BRIEF:
Quote the listing below in its entirety, omitting every image.

#### INFORMATION PROVIDED

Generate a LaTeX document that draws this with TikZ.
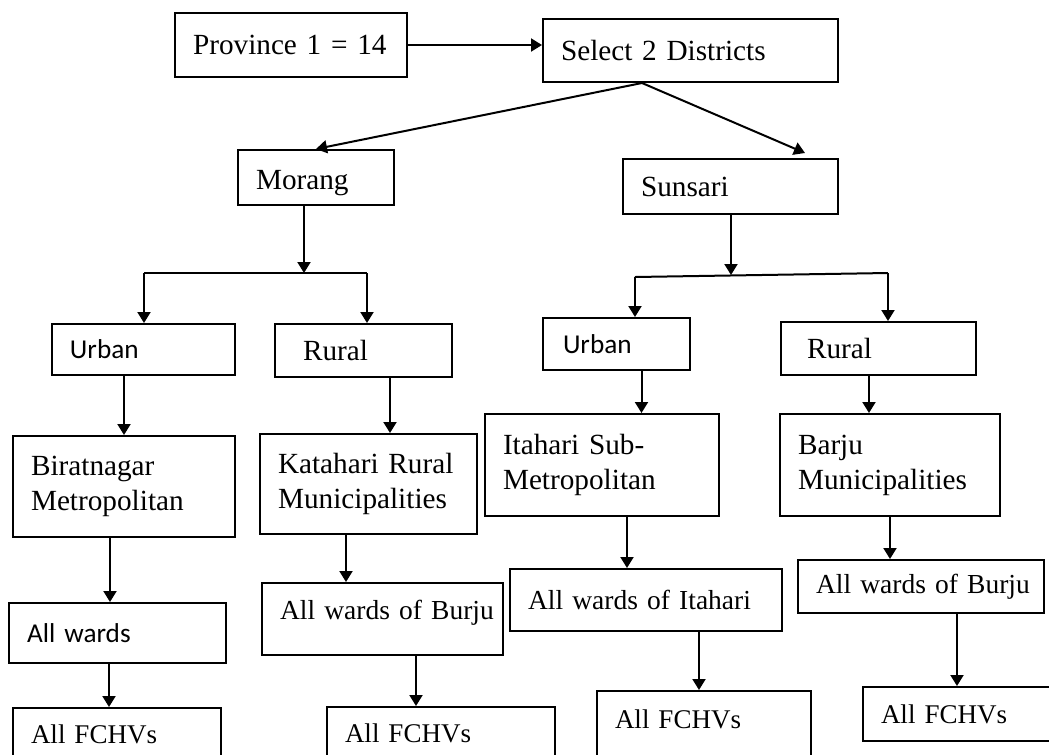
\documentclass[tikz,border=0pt]{standalone}
\usepackage{fontspec}
\setmainfont{Liberation Serif}
\newfontfamily\calibrifont{Carlito}
\usetikzlibrary{arrows.meta,calc}
\newcommand\txtserif{\fontsize{11.7}{14}\selectfont}
\newcommand\txtward{\fontsize{11}{13}\selectfont}
\newcommand\txtfchv{\fontsize{10.8}{13}\selectfont}
\newcommand\txtsans{\calibrifont\fontsize{10.9}{13}\selectfont}

\begin{document}
\begin{tikzpicture}[
  x=0.4pt,y=-0.4pt,
  box/.style={draw,line width=0.8pt,anchor=north west,align=left,
    inner xsep=7.2pt,inner ysep=0pt,font=\txtserif},
  sbox/.style={box,font=\txtsans},
  wbox/.style={box,font=\txtward},
  fbox/.style={box,font=\txtfchv},
  ar/.style={-{Triangle[length=4.4pt,width=5.2pt]},line width=0.8pt},
  ln/.style={line width=0.8pt}
]
\clip (0,0) rectangle (1049,755);

% top row
\node[box,text width=78.4pt,minimum height=25.6pt] (prov) at (174,12) {Province 1 = 14};
\node[box,text width=103.6pt,minimum height=25.2pt] (sel) at (542,18) {Select 2 Districts};

% districts
\node[box,text width=48pt,minimum height=22pt,text height=12pt] (mor) at (237,149) {Morang};
\node[box,text width=71.6pt,minimum height=22pt] (sun) at (622,158) {Sunsari};

% urban / rural
\node[sbox,text width=58.8pt,minimum height=20.4pt] (urb1) at (51,323) {Urban};
\node[box,inner xsep=11.2pt,text width=48.4pt,minimum height=21.2pt] (rur1) at (274,323) {Rural};
\node[sbox,inner xsep=8pt,text width=42.8pt,minimum height=20.8pt] (urb2) at (542,317) {Urban};
\node[box,inner xsep=10.4pt,text width=57.2pt,minimum height=21.2pt] (rur2) at (780,321) {Rural};

% municipalities
\node[box,text width=74.4pt,minimum height=40.4pt] (bir) at (12,435) {Biratnagar\\Metropolitan};
\node[box,text width=72.4pt,minimum height=40pt] (kat) at (259,433) {Katahari Rural\\Municipalities};
\node[box,text width=79.2pt,minimum height=40.8pt] (ita) at (484,413) {Itahari Sub-\\Metropolitan};
\node[box,text width=73.6pt,minimum height=40.8pt] (bar) at (779,413) {Barju\\Municipalities};

% wards
\node[sbox,text width=72.4pt,minimum height=24pt] (allw) at (8,602) {All wards};
\node[wbox,text width=82pt,minimum height=28.8pt,text depth=7.2pt] (wbur1) at (261,582) {\mbox{All wards of Burju}};
\node[wbox,text width=94.4pt,minimum height=24.8pt] (wita) at (509,568) {\mbox{All wards of Itahari}};
\node[wbox,text width=84pt,minimum height=21.2pt] (wbur2) at (797,559) {\mbox{All wards of Burju}};

% FCHVs (cut at the bottom edge)
\node[fbox,text width=68.8pt,minimum height=36pt,text depth=15.2pt] (fch1) at (12,707) {All FCHVs};
\node[fbox,text width=76.8pt,minimum height=36pt,text depth=15.2pt] (fch2) at (326,706) {All FCHVs};
\node[fbox,text width=71.2pt,minimum height=36pt,text depth=13.6pt] (fch3) at (596,690) {All FCHVs};
\node[fbox,text width=80pt,minimum height=21.6pt] (fch4) at (862,686) {All FCHVs};

% junctions
\coordinate (selb) at ($(sel.south west)+(100,0)$);
\coordinate (sunin) at ($(sun.north east)+(-34,-5)$);
\coordinate (mj) at (304,273);
\coordinate (mjl) at (144,273);
\coordinate (mjr) at (367,273);
\coordinate (sj) at (731,275);
\coordinate (sjl) at (635,277);
\coordinate (sjr) at (888,273);

\draw[ar] (prov.east) -- (prov.east -| sel.west);
\draw[ar] (selb) -- (mor.north);
\draw[ar] (selb) -- (sunin);

\draw[ar] (mor.south -| mj) -- (mj);
\draw[ln] (mjl) -- (mjr);
\draw[ar] (mjl) -- (mjl |- urb1.north);
\draw[ar] (mjr) -- (mjr |- rur1.north);

\draw[ar] (sun.south -| sj) -- (sj);
\draw[ln] (sjl) -- (sjr);
\draw[ar] (sjl) -- (sjl |- urb2.north);
\draw[ar] (sjr) -- (sjr |- rur2.north);

\draw[ar] ([xshift=-7.8pt]urb1.south) coordinate (a1) -- (a1 |- bir.north);
\draw[ar] ([xshift=10.6pt]rur1.south) coordinate (a2) -- (a2 |- kat.north);
\draw[ar] ([xshift=10pt]urb2.south) coordinate (a3) -- (a3 |- ita.north);
\draw[ar] ([xshift=-3.8pt]rur2.south) coordinate (a4) -- (a4 |- bar.north);

\draw[ar] ([xshift=-5.6pt]bir.south) coordinate (b1) -- (b1 |- allw.north);
\draw[ar] ([xshift=-9pt]kat.south) coordinate (b2) -- (b2 |- wbur1.north);
\draw[ar] ([xshift=10pt]ita.south) coordinate (b3) -- (b3 |- wita.north);
\draw[ar] (bar.south) -- (bar.south |- wbur2.north);

\draw[ar] ([xshift=-3.4pt]allw.south) coordinate (c1) -- (c1 |- fch1.north);
\draw[ar] ([xshift=13.4pt]wbur1.south) coordinate (c2) -- (c2 |- fch2.north);
\draw[ar] ([xshift=21.2pt]wita.south) coordinate (c3) -- (c3 |- fch3.north);
\draw[ar] ([xshift=14.4pt]wbur2.south) coordinate (c4) -- (c4 |- fch4.north);
\end{tikzpicture}
\end{document}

########

CORRECT RESULT:
Generate a LaTeX document that draws this with TikZ.
\documentclass[tikz,border=0pt]{standalone}
\usepackage{fontspec}
\setmainfont{Liberation Serif}
\newfontfamily\calibrifont{Carlito}
\usetikzlibrary{arrows.meta,calc}
\newcommand\txtserif{\fontsize{11.7}{14}\selectfont}
\newcommand\txtward{\fontsize{11}{13}\selectfont}
\newcommand\txtfchv{\fontsize{10.8}{13}\selectfont}
\newcommand\txtsans{\calibrifont\fontsize{10.9}{13}\selectfont}

\begin{document}
\begin{tikzpicture}[
  x=0.4pt,y=-0.4pt,
  box/.style={draw,line width=0.8pt,anchor=north west,align=left,
    inner xsep=7.2pt,inner ysep=0pt,font=\txtserif},
  sbox/.style={box,font=\txtsans},
  wbox/.style={box,font=\txtward},
  fbox/.style={box,font=\txtfchv},
  ar/.style={-{Triangle[length=4.4pt,width=5.2pt]},line width=0.8pt},
  ln/.style={line width=0.8pt}
]
\clip (0,0) rectangle (1049,755);

% top row
\node[box,text width=78.4pt,minimum height=25.6pt] (prov) at (174,12) {Province 1 = 14};
\node[box,text width=103.6pt,minimum height=25.2pt] (sel) at (542,18) {Select 2 Districts};

% districts
\node[box,text width=48pt,minimum height=22pt,text height=12pt] (mor) at (237,149) {Morang};
\node[box,text width=71.6pt,minimum height=22pt] (sun) at (622,158) {Sunsari};

% urban / rural
\node[sbox,text width=58.8pt,minimum height=20.4pt] (urb1) at (51,323) {Urban};
\node[box,inner xsep=11.2pt,text width=48.4pt,minimum height=21.2pt] (rur1) at (274,323) {Rural};
\node[sbox,inner xsep=8pt,text width=42.8pt,minimum height=20.8pt] (urb2) at (542,317) {Urban};
\node[box,inner xsep=10.4pt,text width=57.2pt,minimum height=21.2pt] (rur2) at (780,321) {Rural};

% municipalities
\node[box,text width=74.4pt,minimum height=40.4pt] (bir) at (12,435) {Biratnagar\\Metropolitan};
\node[box,text width=72.4pt,minimum height=40pt] (kat) at (259,433) {Katahari Rural\\Municipalities};
\node[box,text width=79.2pt,minimum height=40.8pt] (ita) at (484,413) {Itahari Sub-\\Metropolitan};
\node[box,text width=73.6pt,minimum height=40.8pt] (bar) at (779,413) {Barju\\Municipalities};

% wards
\node[sbox,text width=72.4pt,minimum height=24pt] (allw) at (8,602) {All wards};
\node[wbox,text width=82pt,minimum height=28.8pt,text depth=7.2pt] (wbur1) at (261,582) {\mbox{All wards of Burju}};
\node[wbox,text width=94.4pt,minimum height=24.8pt] (wita) at (509,568) {\mbox{All wards of Itahari}};
\node[wbox,text width=84pt,minimum height=21.2pt] (wbur2) at (797,559) {\mbox{All wards of Burju}};

% FCHVs (cut at the bottom edge)
\node[fbox,text width=68.8pt,minimum height=36pt,text depth=15.2pt] (fch1) at (12,707) {All FCHVs};
\node[fbox,text width=76.8pt,minimum height=36pt,text depth=15.2pt] (fch2) at (326,706) {All FCHVs};
\node[fbox,text width=71.2pt,minimum height=36pt,text depth=13.6pt] (fch3) at (596,690) {All FCHVs};
\node[fbox,text width=80pt,minimum height=21.6pt] (fch4) at (862,686) {All FCHVs};

% junctions
\coordinate (selb) at ($(sel.south west)+(100,0)$);
\coordinate (sunin) at ($(sun.north east)+(-34,-5)$);
\coordinate (mj) at (304,273);
\coordinate (mjl) at (144,273);
\coordinate (mjr) at (367,273);
\coordinate (sj) at (731,275);
\coordinate (sjl) at (635,277);
\coordinate (sjr) at (888,273);

\draw[ar] (prov.east) -- (prov.east -| sel.west);
\draw[ar] (selb) -- (mor.north);
\draw[ar] (selb) -- (sunin);

\draw[ar] (mor.south -| mj) -- (mj);
\draw[ln] (mjl) -- (mjr);
\draw[ar] (mjl) -- (mjl |- urb1.north);
\draw[ar] (mjr) -- (mjr |- rur1.north);

\draw[ar] (sun.south -| sj) -- (sj);
\draw[ln] (sjl) -- (sjr);
\draw[ar] (sjl) -- (sjl |- urb2.north);
\draw[ar] (sjr) -- (sjr |- rur2.north);

\draw[ar] ([xshift=-7.8pt]urb1.south) coordinate (a1) -- (a1 |- bir.north);
\draw[ar] ([xshift=10.6pt]rur1.south) coordinate (a2) -- (a2 |- kat.north);
\draw[ar] ([xshift=10pt]urb2.south) coordinate (a3) -- (a3 |- ita.north);
\draw[ar] ([xshift=-3.8pt]rur2.south) coordinate (a4) -- (a4 |- bar.north);

\draw[ar] ([xshift=-5.6pt]bir.south) coordinate (b1) -- (b1 |- allw.north);
\draw[ar] ([xshift=-9pt]kat.south) coordinate (b2) -- (b2 |- wbur1.north);
\draw[ar] ([xshift=10pt]ita.south) coordinate (b3) -- (b3 |- wita.north);
\draw[ar] (bar.south) -- (bar.south |- wbur2.north);

\draw[ar] ([xshift=-3.4pt]allw.south) coordinate (c1) -- (c1 |- fch1.north);
\draw[ar] ([xshift=13.4pt]wbur1.south) coordinate (c2) -- (c2 |- fch2.north);
\draw[ar] ([xshift=21.2pt]wita.south) coordinate (c3) -- (c3 |- fch3.north);
\draw[ar] ([xshift=14.4pt]wbur2.south) coordinate (c4) -- (c4 |- fch4.north);
\end{tikzpicture}
\end{document}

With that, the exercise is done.